Many critics have praised Greta Gerwhig's parallel universe run by women. But among all this hype and commotion where are the black women in the Dreamland? Almost from the beginning, President Barbie, who is played by Issa Rae, a dark-skinned black woman, is given prominence. Though this might be a wonderful symbol of how far the world has come, as shown in the film, the real world is nothing like Barbie Land.

In the Barbie dreamland, women run everything, and all the constant microaggressions women face every day are magically erased. Everyone gets along because men don't run everything. The perils of womanhood are all addressed and taken care of in the Barbie dreamland. Right? Wrong. What about the heightened experiences of black women? What about literal racism? I expected Barbie to provide an influential feminist take more aligned with the year 2023, but it fell short in my opinion.
In an article published in Refinery 29 by Jourdain Searles, Searles says, “By simply acknowledging the existence of patriarchy, does that make Barbie a feminist film?
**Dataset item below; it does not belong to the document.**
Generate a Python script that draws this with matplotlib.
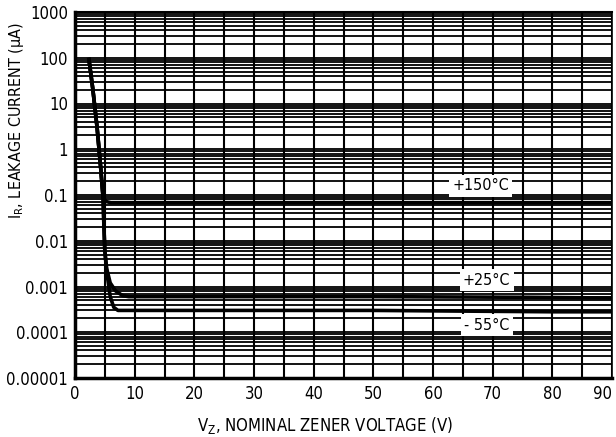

The internet seems to think so.”
While in some ways I can see why everyone thinks this. Barbie is a movie that comments on womanhood, articulately and thoughtfully, both tasteful and lighthearted. I agree that it does this well. In the theater, I too felt myself resonating with America Ferrera’s speech on how impossible it is to be a woman.
But even so, I still have to ask myself how can we continue to promote feminism that requires little or no introspection. What about the 30 years without representation, when there was no black Barbie? In my opinion, a movie about a doll that created a beauty standard that didn’t even consider black women in its inception can’t successfully comment on feminism without acknowledging this. Little black girls everywhere are the elephant in the room.
For a film that is so profoundly self-approving, so satisfied with itself, and so frequently self-aware, it's hard not to be disappointed with its erasure of black women’s struggles and issues. I recognize that a lot of people may not have noticed this, or deem it unnecessary for such a family-friendly movie to comment on everything wrong with the world. However, I was that little black girl who barely saw myself represented, and I know there are millions of others just like me who felt that gap growing up. Anyone who knows what this is like knows how harmful it is.
My take on the Barbie movie is that if it can address unrealistic beauty standards, capitalism's evils, and all the contrasted, constantly juxtaposing expectations women face everywhere, it can tackle racism.
This Barbie movie highlights past movements and changes. In the past, the feminist movement prioritized white women first and then everyone else. The struggles and sexism white women experience are valid but not the only struggles. It is not accurate to assume that white women are the default of feminist thought, nor should they be the central focus of all artistic commentary.
The barbie movie had a huge opportunity to showcase feminist intersectionality on a massive platform, and its creators chose not to take it.